Aetiology and comorbidities of cerebral palsy in a developing country

Komomo I. Eyong, Asindi A. Asindi, Chimaeze Torty


Background: Cerebral palsy (CP) is a common disabling condition of movement and posture causing activity limitation arising from a static injury to the developing brain. Common risk factors for cerebral palsy in Africa include severe birth asphyxia, kernicterus and neonatal infections. This study is aimed at determining the aetiology and comorbidities associated with cerebral palsy in our environment.

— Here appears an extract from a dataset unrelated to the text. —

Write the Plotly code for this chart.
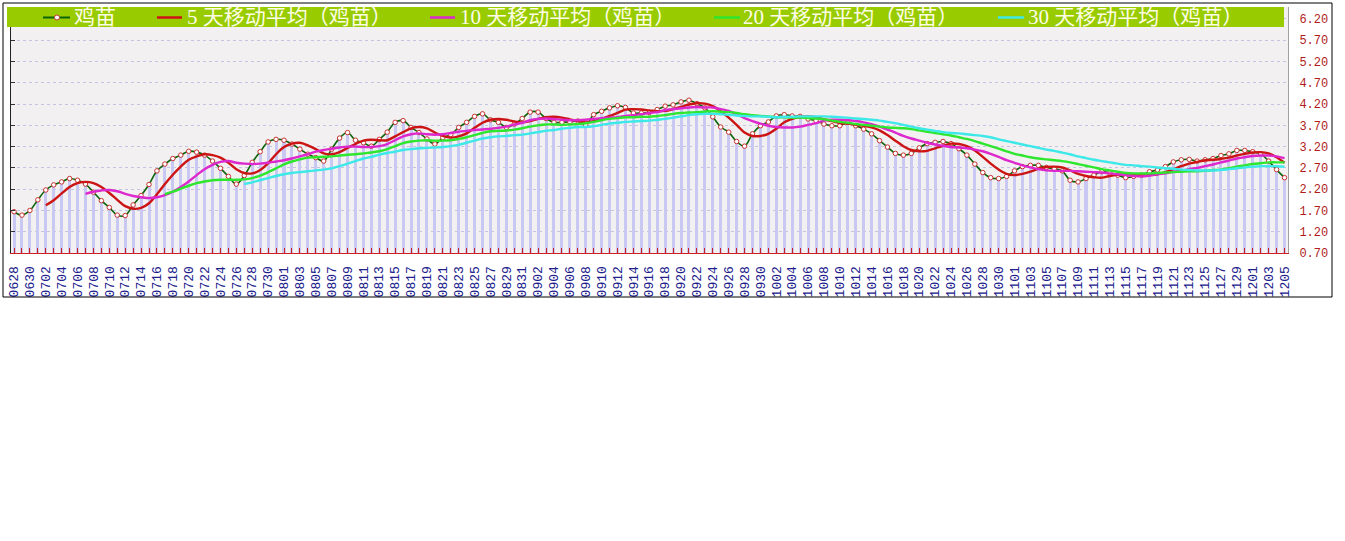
import plotly.graph_objects as go

# ---------------- data ----------------
dates = [
    "0628", "0629", "0630",
    "0701", "0702", "0703", "0704", "0705", "0706", "0707", "0708", "0709", "0710",
    "0711", "0712", "0713", "0714", "0715", "0716", "0717", "0718", "0719", "0720",
    "0721", "0722", "0723", "0724", "0725", "0726", "0727", "0728", "0729", "0730", "0731",
    "0801", "0802", "0803", "0804", "0805", "0806", "0807", "0808", "0809", "0810",
    "0811", "0812", "0813", "0814", "0815", "0816", "0817", "0818", "0819", "0820",
    "0821", "0822", "0823", "0824", "0825", "0826", "0827", "0828", "0829", "0830", "0831",
    "0901", "0902", "0903", "0904", "0905", "0906", "0907", "0908", "0909", "0910",
    "0911", "0912", "0913", "0914", "0915", "0916", "0917", "0918", "0919", "0920",
    "0921", "0922", "0923", "0924", "0925", "0926", "0927", "0928", "0929", "0930",
    "1001", "1002", "1003", "1004", "1005", "1006", "1007", "1008", "1009", "1010",
    "1011", "1012", "1013", "1014", "1015", "1016", "1017", "1018", "1019", "1020",
    "1021", "1022", "1023", "1024", "1025", "1026", "1027", "1028", "1029", "1030", "1031",
    "1101", "1102", "1103", "1104", "1105", "1106", "1107", "1108", "1109", "1110",
    "1111", "1112", "1113", "1114", "1115", "1116", "1117", "1118", "1119", "1120",
    "1121", "1122", "1123", "1124", "1125", "1126", "1127", "1128", "1129", "1130",
    "1201", "1202", "1203", "1204", "1205",
]

raw = [
    1.67, 1.59, 1.70, 1.95, 2.18, 2.30, 2.37, 2.45, 2.41, 2.32,
    2.13, 1.93, 1.77, 1.59, 1.58, 1.83, 2.05, 2.31, 2.63, 2.79,
    2.92, 3.00, 3.09, 3.07, 3.00, 2.86, 2.69, 2.50, 2.32, 2.52,
    2.83, 3.08, 3.31, 3.37, 3.35, 3.26, 3.14, 3.02, 2.94, 2.86,
    3.14, 3.40, 3.53, 3.35, 3.29, 3.21, 3.37, 3.54, 3.77, 3.81,
    3.65, 3.53, 3.38, 3.26, 3.41, 3.48, 3.65, 3.77, 3.91, 3.97,
    3.83, 3.77, 3.65, 3.73, 3.86, 4.01, 4.01, 3.86, 3.77, 3.77,
    3.78, 3.80, 3.71, 3.95, 4.03, 4.11, 4.16, 4.12, 3.99, 3.99,
    4.00, 4.07, 4.15, 4.18, 4.25, 4.29, 4.21, 4.11, 3.90, 3.66,
    3.54, 3.32, 3.21, 3.50, 3.69, 3.78, 3.92, 3.95, 3.92, 3.91,
    3.85, 3.81, 3.73, 3.69, 3.69, 3.77, 3.69, 3.61, 3.50, 3.34,
    3.19, 3.04, 3.00, 3.04, 3.17, 3.27, 3.30, 3.32, 3.27, 3.15,
    3.00, 2.79, 2.59, 2.47, 2.45, 2.50, 2.63, 2.73, 2.76, 2.76,
    2.71, 2.68, 2.63, 2.41, 2.37, 2.45, 2.53, 2.61, 2.58, 2.53,
    2.47, 2.50, 2.53, 2.61, 2.65, 2.73, 2.84, 2.89, 2.90, 2.86,
    2.89, 2.92, 2.99, 3.03, 3.11, 3.11, 3.08, 3.03, 2.86, 2.66,
    2.47,
]

ma5 = [
    1.82, 1.94, 2.10, 2.25, 2.34, 2.37,
    2.34, 2.25, 2.11, 1.95, 1.80, 1.74, 1.76, 1.87, 2.08, 2.32,
    2.54, 2.73, 2.89, 2.97, 3.02, 3.00, 2.94, 2.82, 2.67, 2.58,
    2.57, 2.65, 2.81, 3.02, 3.19, 3.27, 3.29, 3.23, 3.14, 3.04,
    3.02, 3.07, 3.17, 3.26, 3.34, 3.36, 3.35, 3.35, 3.44, 3.54,
    3.63, 3.66, 3.63, 3.53, 3.45, 3.41, 3.44, 3.51, 3.64, 3.76,
    3.83, 3.85, 3.83, 3.79, 3.77, 3.80, 3.85, 3.89, 3.90, 3.88,
    3.84, 3.80, 3.77, 3.80, 3.85, 3.92, 3.99, 4.07, 4.08, 4.07,
    4.05, 4.03, 4.04, 4.08, 4.13, 4.19, 4.22, 4.21, 4.15, 4.03,
    3.88, 3.71, 3.53, 3.45, 3.45, 3.50, 3.62, 3.77, 3.85, 3.90,
    3.91, 3.89, 3.84, 3.80, 3.75, 3.74, 3.71, 3.69, 3.65, 3.58,
    3.47, 3.34, 3.21, 3.12, 3.09, 3.10, 3.16, 3.22, 3.27, 3.26,
    3.21, 3.11, 2.96, 2.80, 2.66, 2.56, 2.53, 2.56, 2.61, 2.68,
    2.72, 2.73, 2.71, 2.64, 2.56, 2.51, 2.48, 2.47, 2.51, 2.54,
    2.54, 2.54, 2.52, 2.53, 2.55, 2.60, 2.67, 2.74, 2.80, 2.84,
    2.88, 2.89, 2.91, 2.94, 2.99, 3.03, 3.06, 3.07, 3.04, 2.95,
    2.82,
]

ma10 = [
    2.09,
    2.14, 2.17, 2.18, 2.15, 2.09, 2.04, 2.01, 1.99, 2.01, 2.06,
    2.14, 2.25, 2.38, 2.53, 2.67, 2.77, 2.84, 2.86, 2.82, 2.80,
    2.79, 2.80, 2.82, 2.85, 2.88, 2.92, 2.97, 3.02, 3.08, 3.12,
    3.15, 3.18, 3.20, 3.20, 3.19, 3.19, 3.21, 3.26, 3.35, 3.44,
    3.49, 3.51, 3.49, 3.48, 3.49, 3.52, 3.55, 3.57, 3.59, 3.60,
    3.62, 3.64, 3.67, 3.72, 3.76, 3.82, 3.85, 3.86, 3.85, 3.83,
    3.82, 3.82, 3.83, 3.85, 3.87, 3.88, 3.89, 3.92, 3.94, 3.96,
    3.99, 4.01, 4.06, 4.08, 4.10, 4.12, 4.13, 4.12, 4.12, 4.08,
    4.04, 3.96, 3.87, 3.80, 3.74, 3.69, 3.66, 3.65, 3.65, 3.67,
    3.71, 3.75, 3.81, 3.83, 3.83, 3.82, 3.80, 3.77, 3.73, 3.67,
    3.60, 3.53, 3.45, 3.39, 3.34, 3.29, 3.25, 3.22, 3.19, 3.18,
    3.16, 3.13, 3.09, 3.03, 2.96, 2.88, 2.82, 2.76, 2.71, 2.67,
    2.64, 2.63, 2.63, 2.63, 2.62, 2.61, 2.60, 2.59, 2.57, 2.55,
    2.53, 2.51, 2.50, 2.52, 2.55, 2.57, 2.61, 2.63, 2.67, 2.70,
    2.74, 2.78, 2.83, 2.87, 2.92, 2.95, 2.98, 2.99, 2.99, 2.97,
    2.93,
]

ma20 = [
    2.08,
    2.14, 2.21, 2.28, 2.34, 2.38, 2.41, 2.42, 2.42, 2.42, 2.43,
    2.46, 2.52, 2.60, 2.69, 2.78, 2.85, 2.90, 2.94, 2.95, 2.96,
    2.97, 2.99, 3.01, 3.02, 3.04, 3.06, 3.09, 3.14, 3.21, 3.28,
    3.32, 3.34, 3.35, 3.34, 3.34, 3.35, 3.38, 3.42, 3.47, 3.52,
    3.56, 3.57, 3.58, 3.60, 3.63, 3.67, 3.70, 3.72, 3.72, 3.71,
    3.72, 3.73, 3.75, 3.78, 3.82, 3.85, 3.87, 3.89, 3.89, 3.90,
    3.90, 3.92, 3.94, 3.97, 3.99, 4.00, 4.01, 4.02, 4.03, 4.02,
    4.01, 3.99, 3.96, 3.94, 3.92, 3.91, 3.89, 3.89, 3.88, 3.88,
    3.87, 3.86, 3.84, 3.81, 3.78, 3.76, 3.73, 3.71, 3.69, 3.67,
    3.65, 3.64, 3.63, 3.61, 3.58, 3.55, 3.52, 3.49, 3.46, 3.42,
    3.38, 3.33, 3.27, 3.21, 3.15, 3.09, 3.03, 2.99, 2.95, 2.92,
    2.90, 2.88, 2.86, 2.83, 2.79, 2.75, 2.71, 2.67, 2.64, 2.61,
    2.58, 2.57, 2.57, 2.57, 2.58, 2.59, 2.60, 2.61, 2.62, 2.62,
    2.63, 2.65, 2.66, 2.69, 2.73, 2.76, 2.79, 2.81, 2.83, 2.83,
    2.83,
]

ma30 = [
    2.32,
    2.36, 2.41, 2.46, 2.51, 2.55, 2.58, 2.60, 2.62, 2.64, 2.66,
    2.69, 2.74, 2.80, 2.86, 2.92, 2.96, 3.01, 3.05, 3.08, 3.12,
    3.14, 3.16, 3.17, 3.18, 3.19, 3.21, 3.24, 3.29, 3.34, 3.39,
    3.42, 3.44, 3.45, 3.47, 3.48, 3.51, 3.54, 3.57, 3.59, 3.62,
    3.64, 3.66, 3.66, 3.68, 3.71, 3.74, 3.76, 3.78, 3.79, 3.80,
    3.81, 3.83, 3.85, 3.88, 3.91, 3.94, 3.96, 3.97, 3.97, 3.96,
    3.95, 3.93, 3.92, 3.91, 3.91, 3.90, 3.89, 3.90, 3.90, 3.91,
    3.91, 3.91, 3.91, 3.90, 3.89, 3.88, 3.86, 3.85, 3.83, 3.81,
    3.78, 3.75, 3.71, 3.67, 3.63, 3.60, 3.57, 3.54, 3.52, 3.51,
    3.49, 3.47, 3.45, 3.42, 3.37, 3.33, 3.29, 3.25, 3.21, 3.17,
    3.13, 3.10, 3.06, 3.02, 2.97, 2.93, 2.89, 2.86, 2.83, 2.80,
    2.77, 2.76, 2.74, 2.73, 2.71, 2.69, 2.68, 2.66, 2.65, 2.64,
    2.64, 2.64, 2.65, 2.67, 2.69, 2.71, 2.73, 2.74, 2.74, 2.74,
    2.73,
]

y_ticks = [0.70, 1.20, 1.70, 2.20, 2.70, 3.20, 3.70, 4.20, 4.70, 5.20, 5.70, 6.20]
y_tick_labels = ["0.70", "1.20", "1.70", "2.20", "2.70", "3.20",
                 "3.70", "4.20", "4.70", "5.20", "5.70", "6.20"]
legend_names = ["鸡苗", "5 天移动平均（鸡苗）", "10 天移动平均（鸡苗）",
                "20 天移动平均（鸡苗）", "30 天移动平均（鸡苗）"]

# ---------------- style ----------------
C_RAW = "#0a640a"
C_MA = ["#cc1414", "#dc28cc", "#2ee62e", "#3ce8e8"]
W, H = 1345, 541
L, R, T, B = 11, 57, 7, 288
PW = W - L - R
PH = H - T - B


def px(x):
    return (x - L) / PW


def py(y):
    return (H - B - y) / PH


# every day gets a tick, every second day gets a label
tick_text = [d if i % 2 == 0 else "" for i, d in enumerate(dates)]

fig = go.Figure()
fig.add_trace(go.Bar(x=dates, y=raw, width=0.38,
                     marker=dict(color="#c8c8f2", line=dict(width=0)),
                     hoverinfo="skip", showlegend=False))
fig.add_trace(go.Scatter(x=dates, y=raw, mode="lines+markers", name=legend_names[0],
                         line=dict(color=C_RAW, width=1.6, shape="spline"),
                         marker=dict(size=4.5, color="white",
                                     line=dict(color="#c83232", width=1))))
for name, vals, col in zip(legend_names[1:], [ma5, ma10, ma20, ma30], C_MA):
    fig.add_trace(go.Scatter(x=dates[len(dates) - len(vals):], y=vals, mode="lines",
                             name=name, line=dict(color=col, width=2.4, shape="spline")))
# carrier for the right-hand value axis
fig.add_trace(go.Scatter(x=dates, y=raw, yaxis="y2", mode="lines", opacity=0,
                         line=dict(width=0), hoverinfo="skip", showlegend=False))

shapes = []
# outer frame
shapes.append(dict(type="rect", xref="paper", yref="paper",
                   x0=px(3), x1=px(1332), y0=py(297), y1=py(3),
                   line=dict(color="#000000", width=1), layer="above"))
# legend bar
shapes.append(dict(type="rect", xref="paper", yref="paper",
                   x0=px(7), x1=px(1284), y0=py(27), y1=py(7),
                   fillcolor="#99cc00", line=dict(width=0), layer="above"))
ly = py(17.5)
samples = [(43, 70, C_RAW, 2), (157, 182, C_MA[0], 2.5), (430, 455, C_MA[1], 2.5),
           (714, 740, C_MA[2], 2.5), (998, 1024, C_MA[3], 2.5)]
for x0, x1, col, w in samples:
    shapes.append(dict(type="line", xref="paper", yref="paper",
                       x0=px(x0), x1=px(x1), y0=ly, y1=ly,
                       line=dict(color=col, width=w), layer="above"))
shapes.append(dict(type="circle", xref="paper", yref="paper",
                   x0=px(54.5), x1=px(59.5), y0=py(20), y1=py(15),
                   fillcolor="white", line=dict(color="#c83232", width=1), layer="above"))

annotations = []
for name, xs in zip(legend_names, [72, 185, 458, 741, 1026]):
    annotations.append(dict(text=name, xref="paper", yref="paper", x=px(xs), y=py(17),
                            xanchor="left", yanchor="middle", showarrow=False,
                            font=dict(family="Liberation Serif, Noto Sans CJK SC",
                                      size=21, color="#fdfde6")))

fig.update_layout(
    width=W, height=H,
    margin=dict(l=L, r=R, t=T, b=B, autoexpand=False),
    paper_bgcolor="white", plot_bgcolor="#f2f0f0",
    showlegend=False, bargap=0, hovermode=False,
    shapes=shapes, annotations=annotations,
    xaxis=dict(type="category", range=[-0.38, 160.44], tickmode="array",
               tickvals=dates, ticktext=tick_text, tickangle=-90,
               ticks="inside", ticklen=5, tickwidth=1, tickcolor="#cc2222",
               showline=True, linecolor="#cc2222", linewidth=1,
               showgrid=False, zeroline=False, ticklabelstandoff=7,
               tickfont=dict(family="Liberation Mono", size=13, color="#20208c")),
    yaxis=dict(range=[0.70, 6.48], tickmode="array", tickvals=y_ticks,
               showticklabels=False, ticks="inside", ticklen=4, tickcolor="#333333",
               showline=True, linecolor="#222222", linewidth=1,
               showgrid=True, gridcolor="#c4c4e2", gridwidth=1, griddash="3px,3px",
               zeroline=False),
    yaxis2=dict(overlaying="y", side="right", range=[0.70, 6.48], tickmode="array",
                tickvals=y_ticks, ticktext=y_tick_labels, ticks="",
                showline=True, linecolor="#a0a0a0", linewidth=1,
                showgrid=False, zeroline=False, ticklabelstandoff=8,
                tickfont=dict(family="Liberation Mono", size=12, color="#b01c1c")),
)

fig.write_html("out.html", config={"displayModeBar": False},
               post_script="document.body.style.margin='0';document.body.style.overflow='hidden';")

Methods: All children with CP presenting to the Paediatric Neurology clinic of the University of Calabar Teaching Hospital whose parent gave consent were recruited into the study. The biodata of the children and that of the parent’s/ care givers were obtained. A detailed pregnancy and delivery history, neonatal history, seizures during first three years of life and developmental mile stones was documented.

Results: Seventy children with CP were recruited into the study of which 46 (65.7%) were males and 24 (34.3%) females. Majority of the children were from low social class and products of home, church or TBA’S delivery where supervision is poor. Severe birth asphyxia and CNS infections are the commonest identified risk factors. Spastic quadriplegic CP is the dominant type of CP followed by spastic hemiplegia. There is a significant statistical relationship between the aetiology and the type of CP. Epilepsy (60%) speech defect (42.9%) and microcephaly (40%) are the predominant comorbidities seen in the study. Cortical atrophy and ventricular dilatation are predominant CT findings in contrast to periventricular leukomalecia seen in developed countries.

Conclusions: Majority of the patients with CP in this study are from low social class and were delivered in places with poor obstetrics care. Improved perinatal care through an adequate social support system may reduce the burden of the disease.